▶ TO DO
State how many lines contain the string "this", and write nothing else.
○ ○ ○ ○ ○ ○ ○
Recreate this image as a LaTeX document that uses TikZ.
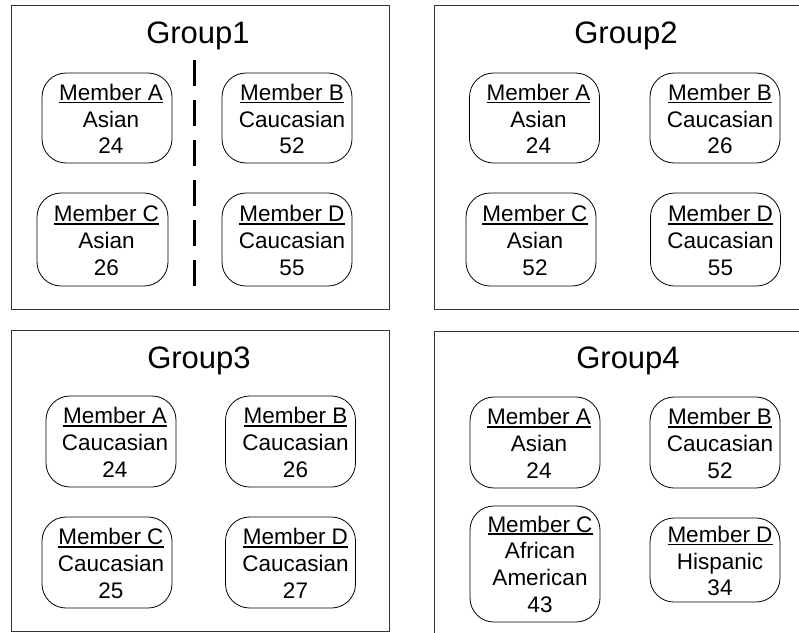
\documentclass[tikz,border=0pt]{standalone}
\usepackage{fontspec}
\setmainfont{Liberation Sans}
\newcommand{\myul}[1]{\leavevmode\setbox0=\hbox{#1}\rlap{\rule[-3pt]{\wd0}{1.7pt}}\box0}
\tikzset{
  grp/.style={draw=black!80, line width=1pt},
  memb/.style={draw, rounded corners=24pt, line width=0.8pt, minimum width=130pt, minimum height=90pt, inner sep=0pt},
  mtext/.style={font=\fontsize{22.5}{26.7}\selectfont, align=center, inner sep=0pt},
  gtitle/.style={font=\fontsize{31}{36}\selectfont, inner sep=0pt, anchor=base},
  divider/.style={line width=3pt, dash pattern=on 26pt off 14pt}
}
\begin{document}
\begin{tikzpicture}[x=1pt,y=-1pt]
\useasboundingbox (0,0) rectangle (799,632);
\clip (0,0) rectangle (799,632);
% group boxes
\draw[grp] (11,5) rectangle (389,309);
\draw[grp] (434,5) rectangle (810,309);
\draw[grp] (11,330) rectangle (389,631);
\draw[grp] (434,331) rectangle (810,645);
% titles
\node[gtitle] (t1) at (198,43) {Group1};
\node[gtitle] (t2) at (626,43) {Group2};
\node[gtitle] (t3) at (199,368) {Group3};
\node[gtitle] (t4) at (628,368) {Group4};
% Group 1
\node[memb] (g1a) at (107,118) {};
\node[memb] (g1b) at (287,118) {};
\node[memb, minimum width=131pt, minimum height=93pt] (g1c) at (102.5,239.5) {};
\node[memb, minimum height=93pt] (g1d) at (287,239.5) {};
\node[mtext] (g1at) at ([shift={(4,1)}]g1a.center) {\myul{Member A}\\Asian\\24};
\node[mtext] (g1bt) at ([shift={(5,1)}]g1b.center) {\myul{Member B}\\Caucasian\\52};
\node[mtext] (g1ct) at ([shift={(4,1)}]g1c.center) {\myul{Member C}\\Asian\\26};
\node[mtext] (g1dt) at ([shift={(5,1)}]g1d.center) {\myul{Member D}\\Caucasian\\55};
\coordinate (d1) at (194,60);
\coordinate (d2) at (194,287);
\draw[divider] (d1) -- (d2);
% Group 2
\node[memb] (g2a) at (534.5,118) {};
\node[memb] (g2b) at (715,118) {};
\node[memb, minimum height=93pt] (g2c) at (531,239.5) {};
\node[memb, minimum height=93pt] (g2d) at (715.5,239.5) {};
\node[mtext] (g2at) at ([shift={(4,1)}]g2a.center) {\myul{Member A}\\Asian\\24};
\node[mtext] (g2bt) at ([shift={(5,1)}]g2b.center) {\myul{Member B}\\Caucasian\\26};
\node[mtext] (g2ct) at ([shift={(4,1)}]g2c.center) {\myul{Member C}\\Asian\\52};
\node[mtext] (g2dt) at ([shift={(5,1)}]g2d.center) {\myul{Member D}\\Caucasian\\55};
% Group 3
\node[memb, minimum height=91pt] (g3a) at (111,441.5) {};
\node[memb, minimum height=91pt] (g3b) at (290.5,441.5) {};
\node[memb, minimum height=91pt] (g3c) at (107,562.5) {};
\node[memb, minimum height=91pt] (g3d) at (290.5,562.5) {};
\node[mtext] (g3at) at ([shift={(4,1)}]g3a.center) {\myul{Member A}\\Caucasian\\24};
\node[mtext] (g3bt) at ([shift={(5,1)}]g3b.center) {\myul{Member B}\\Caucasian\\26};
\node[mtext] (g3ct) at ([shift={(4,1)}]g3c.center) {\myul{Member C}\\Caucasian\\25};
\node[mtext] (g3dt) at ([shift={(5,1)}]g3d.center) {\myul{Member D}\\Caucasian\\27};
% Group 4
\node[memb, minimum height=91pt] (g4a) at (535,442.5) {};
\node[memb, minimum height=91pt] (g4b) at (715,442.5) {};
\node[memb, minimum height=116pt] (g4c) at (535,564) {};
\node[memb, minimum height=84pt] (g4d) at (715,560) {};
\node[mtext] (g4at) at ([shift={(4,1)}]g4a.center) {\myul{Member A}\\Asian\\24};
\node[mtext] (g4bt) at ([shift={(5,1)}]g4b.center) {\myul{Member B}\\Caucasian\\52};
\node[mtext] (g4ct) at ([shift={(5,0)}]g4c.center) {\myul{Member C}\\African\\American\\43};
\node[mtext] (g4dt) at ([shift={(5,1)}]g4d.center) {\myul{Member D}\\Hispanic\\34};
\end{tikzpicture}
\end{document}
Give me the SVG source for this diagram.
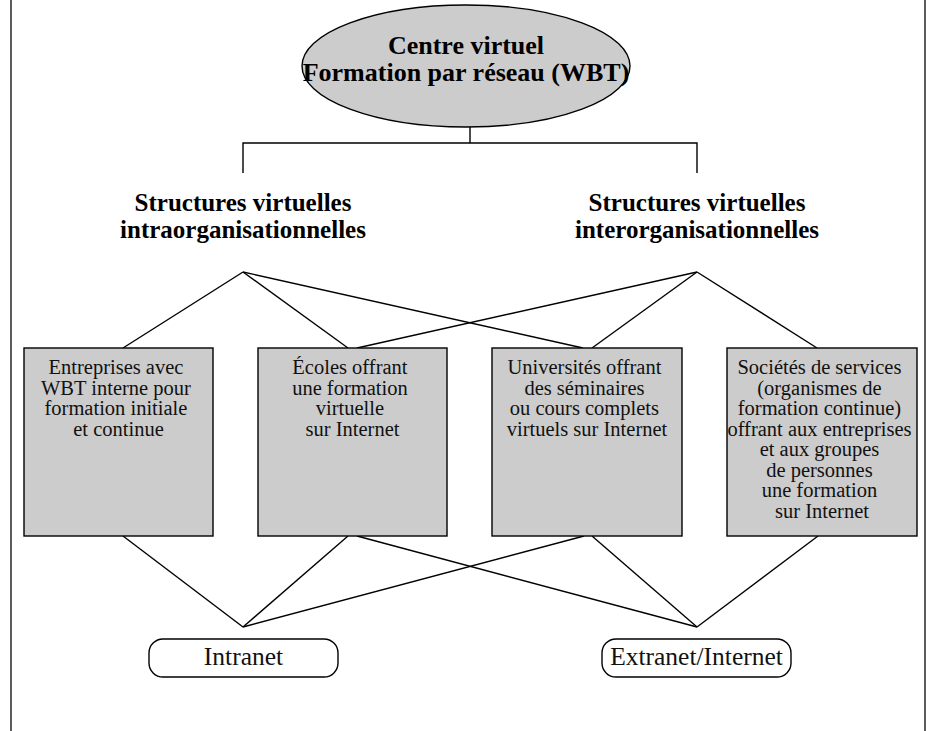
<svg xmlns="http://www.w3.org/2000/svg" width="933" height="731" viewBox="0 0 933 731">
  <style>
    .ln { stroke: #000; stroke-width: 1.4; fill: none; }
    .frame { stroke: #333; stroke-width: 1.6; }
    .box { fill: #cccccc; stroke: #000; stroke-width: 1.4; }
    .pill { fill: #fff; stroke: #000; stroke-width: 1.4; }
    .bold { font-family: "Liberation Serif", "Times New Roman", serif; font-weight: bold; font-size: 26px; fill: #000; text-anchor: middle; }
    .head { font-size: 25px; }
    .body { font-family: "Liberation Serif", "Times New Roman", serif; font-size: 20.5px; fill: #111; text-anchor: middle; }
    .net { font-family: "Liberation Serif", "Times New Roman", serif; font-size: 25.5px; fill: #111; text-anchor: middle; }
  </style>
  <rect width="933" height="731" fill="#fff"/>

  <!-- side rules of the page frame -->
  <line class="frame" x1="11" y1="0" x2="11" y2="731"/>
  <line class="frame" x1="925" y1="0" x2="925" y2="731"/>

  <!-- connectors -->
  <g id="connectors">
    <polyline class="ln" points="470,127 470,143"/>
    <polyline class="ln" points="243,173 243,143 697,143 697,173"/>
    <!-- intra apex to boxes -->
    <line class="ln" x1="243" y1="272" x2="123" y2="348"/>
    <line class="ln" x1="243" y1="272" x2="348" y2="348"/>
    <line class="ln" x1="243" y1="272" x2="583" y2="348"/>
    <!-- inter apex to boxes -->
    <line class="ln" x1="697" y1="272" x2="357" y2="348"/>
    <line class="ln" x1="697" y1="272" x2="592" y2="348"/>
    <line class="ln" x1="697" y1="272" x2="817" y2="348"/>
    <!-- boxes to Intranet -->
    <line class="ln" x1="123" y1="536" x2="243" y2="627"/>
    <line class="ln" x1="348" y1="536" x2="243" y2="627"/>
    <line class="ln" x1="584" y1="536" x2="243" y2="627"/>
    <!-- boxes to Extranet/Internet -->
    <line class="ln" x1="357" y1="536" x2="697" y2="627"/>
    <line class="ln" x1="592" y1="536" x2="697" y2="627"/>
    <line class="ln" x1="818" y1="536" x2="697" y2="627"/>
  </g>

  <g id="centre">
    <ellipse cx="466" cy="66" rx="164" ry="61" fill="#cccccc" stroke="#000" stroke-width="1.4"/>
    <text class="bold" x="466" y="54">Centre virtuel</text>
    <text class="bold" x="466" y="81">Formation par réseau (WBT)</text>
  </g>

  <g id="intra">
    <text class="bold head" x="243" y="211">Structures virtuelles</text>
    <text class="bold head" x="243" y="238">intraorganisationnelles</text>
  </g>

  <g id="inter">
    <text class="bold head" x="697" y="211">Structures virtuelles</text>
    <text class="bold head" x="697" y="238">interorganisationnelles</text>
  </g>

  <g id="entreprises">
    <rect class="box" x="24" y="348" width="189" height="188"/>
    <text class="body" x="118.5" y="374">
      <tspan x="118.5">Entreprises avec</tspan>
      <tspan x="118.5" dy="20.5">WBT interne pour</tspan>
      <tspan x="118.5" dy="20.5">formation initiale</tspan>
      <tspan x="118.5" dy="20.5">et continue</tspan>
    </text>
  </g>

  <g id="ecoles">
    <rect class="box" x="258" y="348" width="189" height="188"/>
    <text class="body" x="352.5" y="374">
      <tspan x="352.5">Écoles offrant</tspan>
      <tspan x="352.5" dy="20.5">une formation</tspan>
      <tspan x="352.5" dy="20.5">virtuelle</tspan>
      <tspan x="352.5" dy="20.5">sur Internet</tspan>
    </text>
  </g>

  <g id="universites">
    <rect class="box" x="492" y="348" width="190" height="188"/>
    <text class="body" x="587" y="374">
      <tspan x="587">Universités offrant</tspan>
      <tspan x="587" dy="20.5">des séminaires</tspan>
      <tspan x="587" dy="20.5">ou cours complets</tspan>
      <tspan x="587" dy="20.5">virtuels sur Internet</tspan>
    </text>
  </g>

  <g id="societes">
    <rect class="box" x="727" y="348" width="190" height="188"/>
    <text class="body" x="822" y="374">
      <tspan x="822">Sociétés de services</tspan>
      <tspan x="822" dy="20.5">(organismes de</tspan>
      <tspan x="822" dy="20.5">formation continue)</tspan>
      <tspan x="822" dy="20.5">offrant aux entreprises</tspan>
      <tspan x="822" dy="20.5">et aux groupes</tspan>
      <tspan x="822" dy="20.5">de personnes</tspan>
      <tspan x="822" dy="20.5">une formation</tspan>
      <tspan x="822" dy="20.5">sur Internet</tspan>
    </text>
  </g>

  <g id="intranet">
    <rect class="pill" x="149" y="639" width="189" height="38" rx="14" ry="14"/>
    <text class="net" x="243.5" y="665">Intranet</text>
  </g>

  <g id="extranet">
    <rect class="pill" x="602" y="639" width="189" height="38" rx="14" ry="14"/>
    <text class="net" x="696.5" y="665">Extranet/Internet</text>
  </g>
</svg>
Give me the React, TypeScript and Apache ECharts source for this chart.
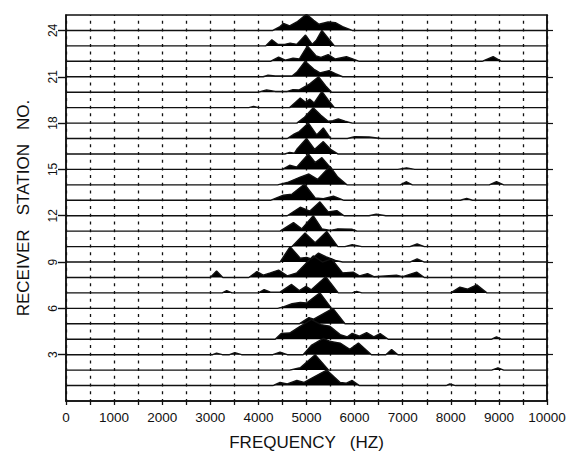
○ ○ ○ ○ ○ ○ ○
▶ SOLVED EXERCISE
3